When I asked the waiter (or must we call them ‘servers’ nowadays?) what the most popular choices were – expecting a typical Cabernet Sauvignon / Chardonnay combination (the chocolate and vanilla flavors of the wine world), he told us that Kim Crawford Sauvignon Blanc from New Zealand is the favored white, while the most ordered red is a Gascon Malbec from Argentina.

That is intriguing, especially when I considered how, a week later, another friend and I checked into a boutique hotel in the Sonoma Valley wine country of California.  The receptionist with the crisp and erudite voice offered us a choice of one of two complimentary bottles of wine – a Chardonnay or a Cabernet (yaaaaaaawwn…!).

Back to Kansas City.  For our late lunch I drank a Belle Glos Meomi Pinot Noir from California, followed by a Rosenblum Red Zinfandel from Sonoma, while Steve downed a Joel Gott “815 Blend” (including Cabernet Sauvignon), followed by a Spellbound Petite Syrah.  Steve comes from the town of Washington in the northeast of England (yes, there’s some intriguing history regarding the name), and he is apt to speak his truth.  He tasted my Pinot and gave the following analysis – “Consistent.  Doesn’t hit you, and then run away.”
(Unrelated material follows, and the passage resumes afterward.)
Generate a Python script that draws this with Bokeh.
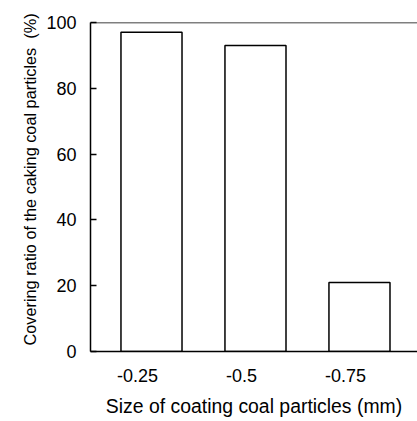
from bokeh.plotting import figure
from bokeh.models import Range1d, LinearAxis, FixedTicker, Span, Title, ColumnDataSource
from bokeh.embed import file_html
from bokeh.resources import INLINE

# data
categories = ["-0.25", "-0.5", "-0.75"]
covering_ratio = [97, 93, 21]
y_ticks = [0, 20, 40, 60, 80, 100]

x_label = "Size of coating coal particles (mm)"
y_label = "Covering ratio of the caking coal particles\u00a0 (%)"

FONT = "Liberation Sans"
idx = list(range(len(categories)))
src = ColumnDataSource(dict(x=idx, top=covering_ratio))

p = figure(width=417, height=421, output_backend="svg", toolbar_location=None,
           x_range=Range1d(-0.5865, 2.558), y_range=Range1d(0, 100),
           x_axis_location=None, y_axis_location="left",
           min_border_left=90, min_border_right=0, min_border_top=22, min_border_bottom=70)
p.outline_line_color = None
p.grid.grid_line_color = None
p.background_fill_color = "white"
p.border_fill_color = "white"

p.vbar(x="x", top="top", bottom=0, width=0.587, source=src,
       fill_color="white", line_color="black", line_width=1.5)

# top frame line
p.add_layout(Span(location=100, dimension="width", line_color="black", line_width=1.5))

# y axis
ya = p.yaxis[0]
ya.ticker = FixedTicker(ticks=y_ticks)
ya.major_tick_in = 6
ya.major_tick_out = 0
ya.minor_tick_line_color = None
ya.axis_line_width = 1.5
ya.major_tick_line_width = 1.5
ya.axis_line_color = "black"
ya.major_label_text_font = FONT
ya.major_label_text_font_size = "18px"
ya.major_label_text_color = "black"
ya.major_label_standoff = 14

# x axis with labels offset slightly left of the bars
p.extra_x_ranges = {"lab": Range1d(-0.4515, 2.693)}
xa = LinearAxis(x_range_name="lab", ticker=FixedTicker(ticks=idx),
                major_label_overrides={i: c for i, c in zip(idx, categories)})
xa.major_tick_in = 0
xa.major_tick_out = 0
xa.minor_tick_line_color = None
xa.axis_line_width = 1.5
xa.axis_line_color = "black"
xa.major_label_text_font = FONT
xa.major_label_text_font_size = "18px"
xa.major_label_text_color = "black"
xa.major_label_standoff = 17
p.add_layout(xa, "below")

# second (invisible) axis carrying the x title
xt = LinearAxis(ticker=FixedTicker(ticks=[]), axis_label=x_label)
xt.axis_line_color = None
xt.major_tick_in = 0
xt.major_tick_out = 0
xt.minor_tick_line_color = None
xt.major_label_standoff = 0
xt.axis_label_standoff = 10
xt.axis_label_text_font = FONT
xt.axis_label_text_font_size = "19.4px"
xt.axis_label_text_font_style = "normal"
xt.axis_label_text_color = "black"
p.add_layout(xt, "below")

p.add_layout(Title(text=y_label, align="left", offset=6, standoff=10,
                   text_font=FONT, text_font_size="16.3px", text_font_style="normal",
                   text_color="black"), "left")

open("out.html", "w").write(file_html(p, INLINE))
Kansas City.  Great people – with a thirst for wines from all over the world, and customers who are ready for more than vanilla or chocolate.

The Yellow Cab Road – where Kim Crawford rocks

This Post Has 2 Comments

  1. Ha!

    we just stumbled upon Rosenblum Red Zinfandel at our local wine shop here in NH and liked it well enough that a second bottle is now in our rack waiting.

    This past weekend we were up in Portland ME. In a little French Bistro our waitress (ok, server) suggested Vacueyras, Cru des Cotes du Rhone as something that would work with my wife’s fish and my red meat. Not quite. Lousy choice for the fish, but one of the most interesting in a good way wines we’ve tried in a long while.

    Our take was a very earthy, dirty taste that mellowed as it opened. Great with the meat. I’d be interested in your take if you’ve come across it.

    The next night was tapas and we found a wine from Santorini Argyro Atlantis. 1st Greek wine we’ve had in a long while and a nice light red match for the salads, mussels and chicken livers.


    1. Glad you enjoyed the Rosenblum. A few years ago in California a neighbor recommended it for price and content, and it soon became a favorite. I read about Kent Rosenblum (I believe that was his first name) back then because his story was quite intriguing – he was a vet from Wisconsin who moved out to northern California. He made wines on the side as a hobby while he kept working as a practicing vet. Years passed and the demand grew and finally he worked at winemaking full time. Four or five years ago he then sold his winery for many, many millions – and am not sure what he does now. But the buyers appear to keep to his mantra – that using old vines is best (which basically means utilizing the existing plumbing system to extract flavors from the deep).

      I’ll have to try the Cotes du Rhone you recommended – that’s usually a blend of Syrah, Grenache, and a bit of Mourvedre (and the ratio of Syrah to Grenache can depend on how far south you travel along the Rhone). Some of the Syrah in those Rhones can have a peppery bite that screams to be paired with a good steak. Yeah, the recommendation to have it with fish? A Pinot may even have worked, but not a Big Red.

      Love to hear of your interest in Variety – the key to life (and wine).

      And the Greek? Sounds like a fresh adventure – will give it a try!